As Puerto Rico moves closer to statehood, questions of language and culture are coming to the fore of the conversation once again.
The United States doesn’t have a national language, and there is no law requiring a territory to switch to English before becoming a state. Puerto Rico already has both English and Spanish as official languages. These concerns are not real issues or obstacles to statehood.
But did you know that bilingualism is good for the brain? The majority of people in the world now speak more than one language. In the United States, the majority of people are monolingual — speaking just one language — but the number of bilingual and multilingual people in the U.S. is increasing.
The 51st state of Puerto Rico might just help the U.S. catch the wave of the future.
3 Responses
I’m spanish speaker. When drafted in the Army I started speaking english learned in PR. as a 2nd language. My grand daughters are bilingual, they learn eng. in TV,video games and at bilingual school.

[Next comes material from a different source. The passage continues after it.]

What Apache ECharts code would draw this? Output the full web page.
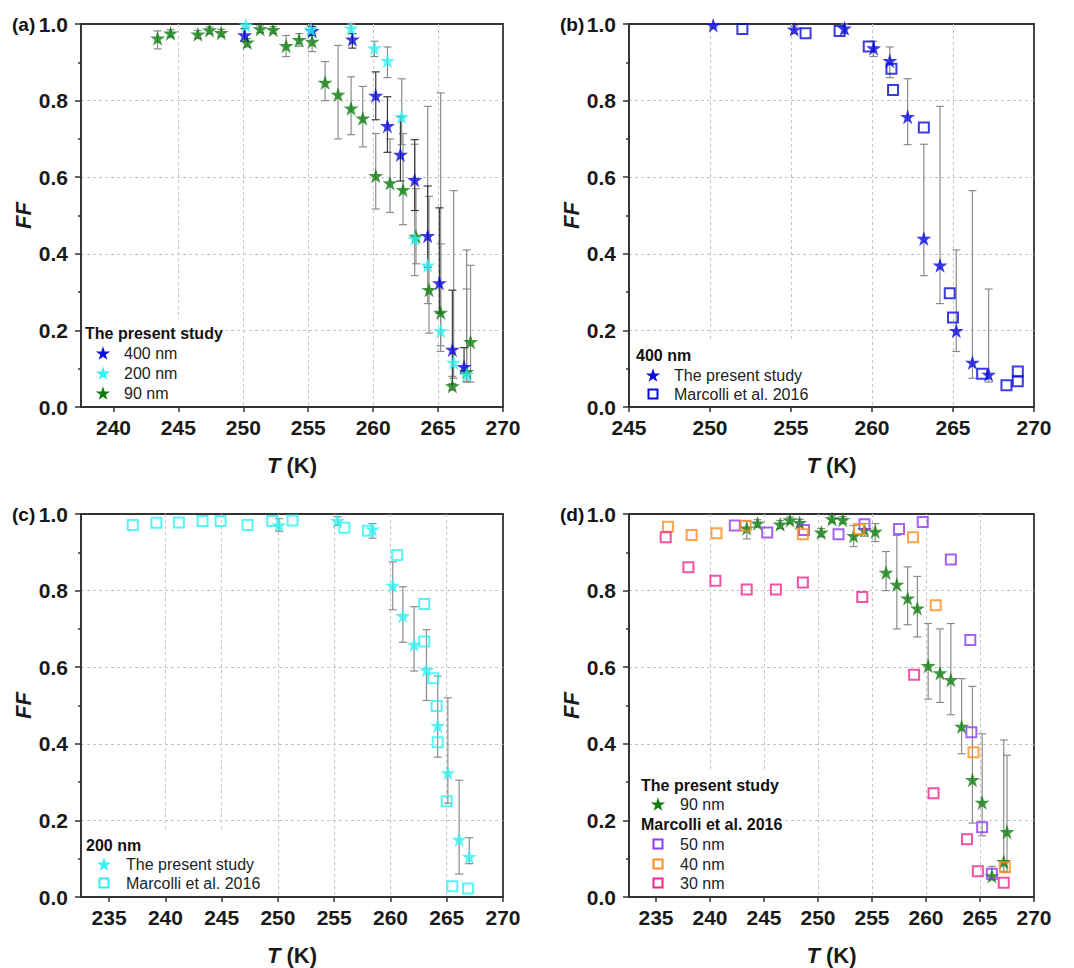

I learned english in PR. as a 2nd language,and speak it with an accent. My son and his wife speak it better. My grand children are fully bilingual. They lerned it on TV ,video games and at bilingul schools.

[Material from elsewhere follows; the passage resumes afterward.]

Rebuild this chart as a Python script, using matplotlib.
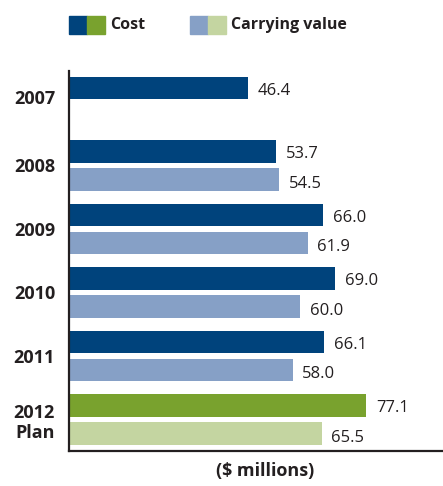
import matplotlib
matplotlib.use("Agg")
import matplotlib.pyplot as plt
from matplotlib.patches import Rectangle
import numpy as np

plt.rcParams["font.family"] = ["Open Sans", "DejaVu Sans"]

YEARS = ["2007", "2008", "2009", "2010", "2011", "2012\nPlan"]
COST = [46.4, 53.7, 66.0, 69.0, 66.1, 77.1]
CARRYING = [np.nan, 54.5, 61.9, 60.0, 58.0, 65.5]

DARK_BLUE = "#00437c"
LIGHT_BLUE = "#86a0c6"
GREEN = "#79a22e"
LIGHT_GREEN = "#c4d5a1"
TEXT = "#231f20"

W, H = 443, 486
fig = plt.figure(figsize=(W / 100, H / 100), dpi=100)
ax = fig.add_axes([69 / W, 35 / H, 1 - 69 / W, 380 / H])

g = np.arange(len(YEARS))
bar_h = 0.35
gap = 0.44
cost_colors = [DARK_BLUE] * (len(YEARS) - 1) + [GREEN]
carry_colors = [LIGHT_BLUE] * (len(YEARS) - 1) + [LIGHT_GREEN]

ax.barh(g, COST, height=bar_h, color=cost_colors)
ax.barh(g + gap, CARRYING, height=bar_h, color=carry_colors)

for yi, v in zip(g, COST):
    ax.annotate(f"{v:.1f}", (v, yi), xytext=(7, -2), textcoords="offset points",
                ha="left", va="center", fontsize=12, color=TEXT)
for yi, v in zip(g + gap, CARRYING):
    if np.isnan(v):
        continue
    ax.annotate(f"{v:.1f}", (v, yi), xytext=(7, -3), textcoords="offset points",
                ha="left", va="center", fontsize=12, color=TEXT)

ax.set_xlim(0, 97)
ax.set_ylim(len(YEARS) - 1 + gap + 0.276, -0.268)

label_pos = [0.14] + [gi + 0.22 for gi in g[1:]]
ax.set_yticks(label_pos)
ax.set_yticklabels(YEARS, fontsize=13, fontweight="bold", color=TEXT)
ax.tick_params(axis="y", length=0, pad=10)
ax.set_xticks([])

for side in ("top", "right"):
    ax.spines[side].set_visible(False)
for side in ("left", "bottom"):
    ax.spines[side].set_color(TEXT)
    ax.spines[side].set_linewidth(1.6)

# legend swatches
def swatch(x, color):
    fig.patches.append(Rectangle((x / W, 1 - 34 / H), 18 / W, 18 / H,
                                 transform=fig.transFigure, color=color))

swatch(69, DARK_BLUE)
swatch(87, GREEN)
swatch(190, LIGHT_BLUE)
swatch(208, LIGHT_GREEN)
fig.text(110 / W, 1 - 25 / H, "Cost", fontsize=11.5, fontweight="bold",
         color=TEXT, va="center")
fig.text(231 / W, 1 - 25 / H, "Carrying value", fontsize=11.5, fontweight="bold",
         color=TEXT, va="center")

fig.text(265 / W, 15 / H, "($ millions)", fontsize=13, fontweight="bold",
         color=TEXT, ha="center", va="center")

fig.savefig("out.png", dpi=100)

Sadly, only half of Puerto Rico speaks English and about 25% is fluent. Why? Because for most day to day activities it is not really a necessity. The ones that know English are mostly young people and they’re leaving the island in search for easy money in the mainland. And the Government should change all classes, except Spanish, to English. Spanish is great but if we’ve been a US Colony for over a century and we still haven’t forgotten Spanish then there’s no way that we’ll forget our language anytime soon.